→ Task statement
Write the lines out again, from the top of the material to the line containing "import matplotlib.pyplot as plt", pictures excluded.

→ Provided material
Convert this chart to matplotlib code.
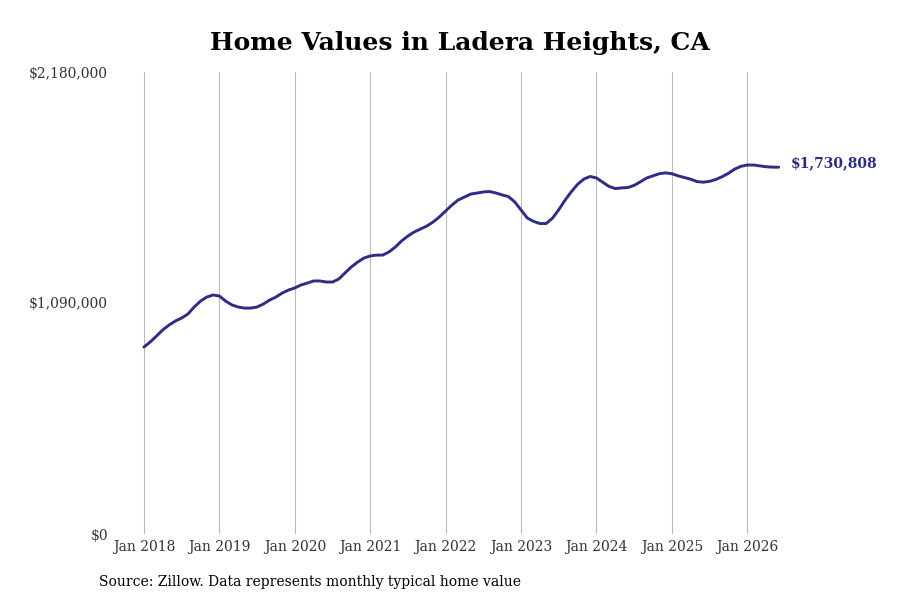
import numpy as np
import matplotlib
matplotlib.use("Agg")
import matplotlib.pyplot as plt

# monthly typical home value, Jan 2018 .. Jun 2026
values = [
    882000, 906000, 934000, 963000, 986000, 1005000, 1019000, 1038000, 1071000, 1099000, 1118000, 1128000,
    1123000, 1099000, 1081000, 1071000, 1066000, 1066000, 1071000, 1085000, 1104000, 1118000, 1137000, 1151000,
    1161000, 1175000, 1184000, 1194000, 1194000, 1189000, 1189000, 1203000, 1232000, 1260000, 1283000, 1302000,
    1312000, 1316000, 1316000, 1331000, 1354000, 1383000, 1406000, 1425000, 1439000, 1453000, 1472000, 1496000,
    1524000, 1552000, 1576000, 1590000, 1604000, 1609000, 1614000, 1616000, 1609000, 1600000, 1592000, 1567000,
    1529000, 1491000, 1475000, 1465000, 1465000, 1490000, 1530000, 1575000, 1615000, 1650000, 1675000, 1687000,
    1680000, 1660000, 1640000, 1630000, 1633000, 1635000, 1645000, 1662000, 1680000, 1690000, 1700000, 1704000,
    1700000, 1690000, 1682000, 1674000, 1663000, 1660000, 1664000, 1673000, 1686000, 1702000, 1722000, 1735000,
    1741000, 1741000, 1737000, 1733000, 1731000, 1730808,
]
tick_labels = ["Jan 2018", "Jan 2019", "Jan 2020", "Jan 2021", "Jan 2022",
               "Jan 2023", "Jan 2024", "Jan 2025", "Jan 2026"]
y_ticks = [0, 1090000, 2180000]
last_label = "$1,730,808"

line_color = "#2d2c86"
plt.rcParams["font.family"] = ["DejaVu Serif"]

months = np.arange(len(values))

fig = plt.figure(figsize=(9, 6), dpi=100)
ax = fig.add_axes([115 / 900, 66 / 600, 670 / 900, 462 / 600])

ax.plot(months, values, color=line_color, linewidth=2.1, solid_capstyle="round")

ax.set_xlim(-4.6, 102.0)
ax.set_ylim(0, 2180000)
ax.set_xticks(np.arange(0, 97, 12))
ax.set_xticklabels(tick_labels, fontsize=10, color="#333333")
ax.set_yticks(y_ticks)
ax.set_yticklabels(["${:,.0f}".format(v) for v in y_ticks], fontsize=10, color="#333333")
ax.tick_params(axis="both", length=0)
ax.tick_params(axis="x", pad=4)
ax.tick_params(axis="y", pad=5)
ax.grid(axis="x", color="#bbbbbb", linewidth=0.8)
ax.set_axisbelow(True)
for s in ax.spines.values():
    s.set_visible(False)

ax.annotate(last_label, xy=(months[-1], values[-1]), xytext=(9, 3),
            textcoords="offset points", color=line_color, fontsize=10,
            fontweight="bold", va="center", ha="left", annotation_clip=False)

fig.text(460 / 900, 1 - 43 / 600, "Home Values in Ladera Heights, CA",
         ha="center", va="center", fontsize=18, fontweight="bold")
fig.text(99 / 900, 1 - 582 / 600, "Source: Zillow. Data represents monthly typical home value",
         ha="left", va="center", fontsize=10)

fig.savefig("out.png", dpi=100)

→ The response
Convert this chart to matplotlib code.
import numpy as np
import matplotlib
matplotlib.use("Agg")
import matplotlib.pyplot as plt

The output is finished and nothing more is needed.